Is Schwartz space $\mathbb R^n$ contained in every fractional Sobolev space on $\mathbb R^n$? 
Can someone kindly confirm that the Schwartz space $\mathcal S(\mathbb R^n)$ made of all infinitely-differentiable functions $f:\mathbb R^n \to \mathbb R$ with rapidly decreasing derivatives of all orders is contained in any fractional Sobolev space $H^k(\mathbb R^n)$ ? Thanks in advance.

After all, at least for the case $k=1$, it holds for any $f \in \mathcal S(\mathbb R^n)$ and $m>0$ that
$$
\|f\|_{H^1(\mathbb R^n)}^2 = \int_{\mathbb R^n}Lap(f)(x)\,dx \le C\int_{\mathbb R^n}(1+\|x\|)^{-m}\,dx \le C'\int_0^\infty (1+r)^{-m}r^{n-1}\,dr.
$$
Thus, taking $m$ sufficiently larger than $n$, we see that $f \in H^1(\mathbb R^n)$.
 A: One way to approach such questions is to start with an abstract situation (Hilbert scales).  If $T$ is an unbounded s.a. operator with $T>1$ on a separable Hilbert space (in your case, the Schrödinger operator on the usual $L^2$-space), then it embeds in a natural way into an increasing family $H^\alpha$  (with $\alpha \in ]-\infty,\infty[$) of Hilbert spaces, with limiting spaces
$H^{\infty}$, their intersection, and $H^{-\infty}$, their union.  These are a Fréchet space and a $DF$ space, resp.  They are both nuclear under natural conditions on the spectrum of $T$.
As indicated above the Sobolev spaces arise from the Schrödinger operator.  I think that this answers your question.

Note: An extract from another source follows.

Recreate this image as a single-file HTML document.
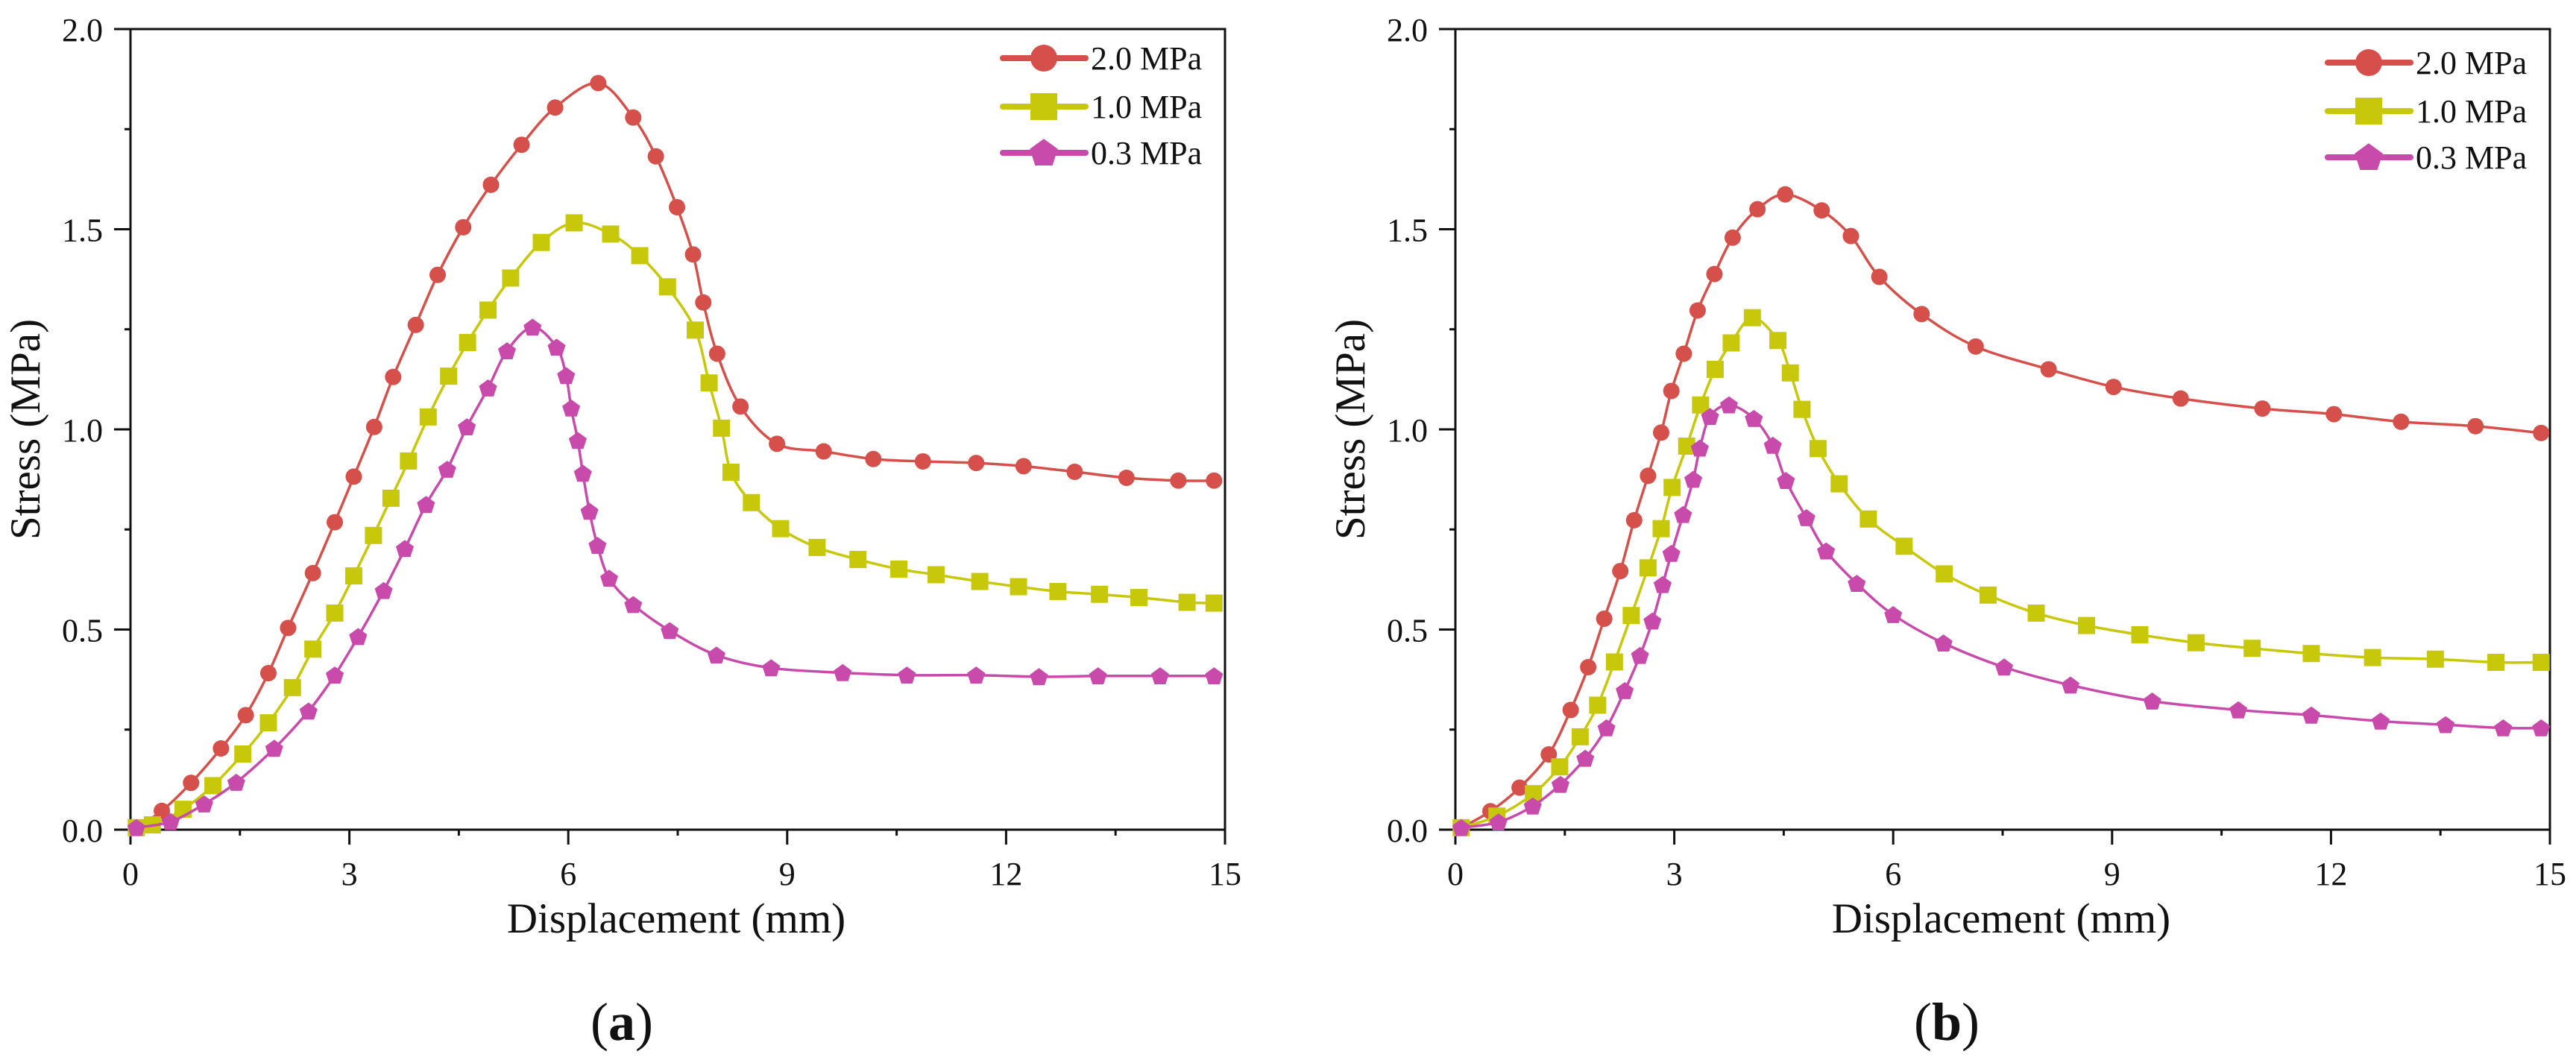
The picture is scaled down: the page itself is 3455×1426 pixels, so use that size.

For references, just google "Hilbert scales".  Most of the interesting spaces of distributions, test functions and Sobolev-type spaces arise in this manner by choosing the classical operators (Laplace-Beltrami, Legendre, Laguerre ...).
Added as an edit to clear up the confusion indicated in the comment below. Given the two quotes from my answer "in your case, the Schrödinger operator" and "As indicated above the Sobolev spaces arise from the Schrödinger operator", I am taken aback by the fact that my answer was misconstrued as the ridiculous claim that the Schwartz space is generated by the Laplace operator on the line.  The latter space is, of course, $\cal D'_{L^2}$ which (surprise, surprise) was also introduced by Schwartz.
As regards the raised question of nuclearity, this is very transparent in the abstract situation--it is the case precisely when the given operator has discrete spectrum with eigenvalues which satisfy the growth condition $\Sigma \frac 1 {\lambda^\alpha}<\infty$ for some positive $\alpha$.  This immediately clears up the question of nuclearity for the two spaces mentioned here.